*DATA EXTRACT*:

________________________

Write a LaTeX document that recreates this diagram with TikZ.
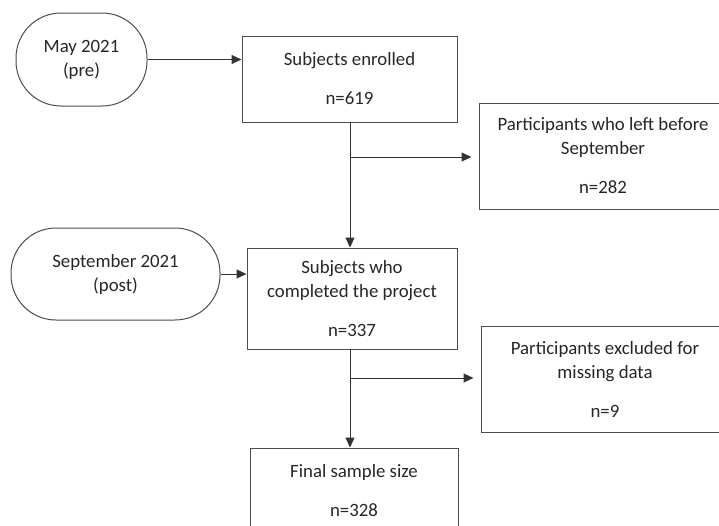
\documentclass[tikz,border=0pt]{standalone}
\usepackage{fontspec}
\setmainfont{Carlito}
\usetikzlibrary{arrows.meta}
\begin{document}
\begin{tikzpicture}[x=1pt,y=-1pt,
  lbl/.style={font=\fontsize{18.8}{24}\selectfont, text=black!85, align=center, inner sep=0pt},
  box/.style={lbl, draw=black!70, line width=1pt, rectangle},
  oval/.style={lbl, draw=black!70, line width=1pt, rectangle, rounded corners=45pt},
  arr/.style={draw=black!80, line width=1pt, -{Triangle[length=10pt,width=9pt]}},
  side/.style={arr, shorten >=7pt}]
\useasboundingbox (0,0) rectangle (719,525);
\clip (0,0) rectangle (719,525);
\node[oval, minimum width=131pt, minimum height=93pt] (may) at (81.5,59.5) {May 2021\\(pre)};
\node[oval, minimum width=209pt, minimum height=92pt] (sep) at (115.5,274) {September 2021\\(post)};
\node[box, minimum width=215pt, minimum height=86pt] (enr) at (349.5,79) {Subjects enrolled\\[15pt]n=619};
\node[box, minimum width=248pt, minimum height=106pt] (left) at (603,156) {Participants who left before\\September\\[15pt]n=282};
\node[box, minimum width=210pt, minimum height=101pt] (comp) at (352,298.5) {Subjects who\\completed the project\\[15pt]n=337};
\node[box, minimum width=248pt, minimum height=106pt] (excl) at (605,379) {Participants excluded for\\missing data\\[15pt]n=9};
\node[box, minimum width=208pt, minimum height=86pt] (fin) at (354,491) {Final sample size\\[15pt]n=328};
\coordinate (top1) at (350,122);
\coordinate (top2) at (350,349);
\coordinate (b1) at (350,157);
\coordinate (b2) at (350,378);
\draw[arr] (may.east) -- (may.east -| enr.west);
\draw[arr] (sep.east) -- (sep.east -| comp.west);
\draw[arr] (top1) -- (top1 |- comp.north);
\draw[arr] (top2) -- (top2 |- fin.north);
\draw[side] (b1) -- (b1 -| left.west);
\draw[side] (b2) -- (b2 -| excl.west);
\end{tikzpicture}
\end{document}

________________________

*WHAT IS EXPECTED*:
Copy out all the data without changing anything, and drop the pictures.

*RESPONSE TO THE TASK*:
Write a LaTeX document that recreates this diagram with TikZ.
\documentclass[tikz,border=0pt]{standalone}
\usepackage{fontspec}
\setmainfont{Carlito}
\usetikzlibrary{arrows.meta}
\begin{document}
\begin{tikzpicture}[x=1pt,y=-1pt,
  lbl/.style={font=\fontsize{18.8}{24}\selectfont, text=black!85, align=center, inner sep=0pt},
  box/.style={lbl, draw=black!70, line width=1pt, rectangle},
  oval/.style={lbl, draw=black!70, line width=1pt, rectangle, rounded corners=45pt},
  arr/.style={draw=black!80, line width=1pt, -{Triangle[length=10pt,width=9pt]}},
  side/.style={arr, shorten >=7pt}]
\useasboundingbox (0,0) rectangle (719,525);
\clip (0,0) rectangle (719,525);
\node[oval, minimum width=131pt, minimum height=93pt] (may) at (81.5,59.5) {May 2021\\(pre)};
\node[oval, minimum width=209pt, minimum height=92pt] (sep) at (115.5,274) {September 2021\\(post)};
\node[box, minimum width=215pt, minimum height=86pt] (enr) at (349.5,79) {Subjects enrolled\\[15pt]n=619};
\node[box, minimum width=248pt, minimum height=106pt] (left) at (603,156) {Participants who left before\\September\\[15pt]n=282};
\node[box, minimum width=210pt, minimum height=101pt] (comp) at (352,298.5) {Subjects who\\completed the project\\[15pt]n=337};
\node[box, minimum width=248pt, minimum height=106pt] (excl) at (605,379) {Participants excluded for\\missing data\\[15pt]n=9};
\node[box, minimum width=208pt, minimum height=86pt] (fin) at (354,491) {Final sample size\\[15pt]n=328};
\coordinate (top1) at (350,122);
\coordinate (top2) at (350,349);
\coordinate (b1) at (350,157);
\coordinate (b2) at (350,378);
\draw[arr] (may.east) -- (may.east -| enr.west);
\draw[arr] (sep.east) -- (sep.east -| comp.west);
\draw[arr] (top1) -- (top1 |- comp.north);
\draw[arr] (top2) -- (top2 |- fin.north);
\draw[side] (b1) -- (b1 -| left.west);
\draw[side] (b2) -- (b2 -| excl.west);
\end{tikzpicture}
\end{document}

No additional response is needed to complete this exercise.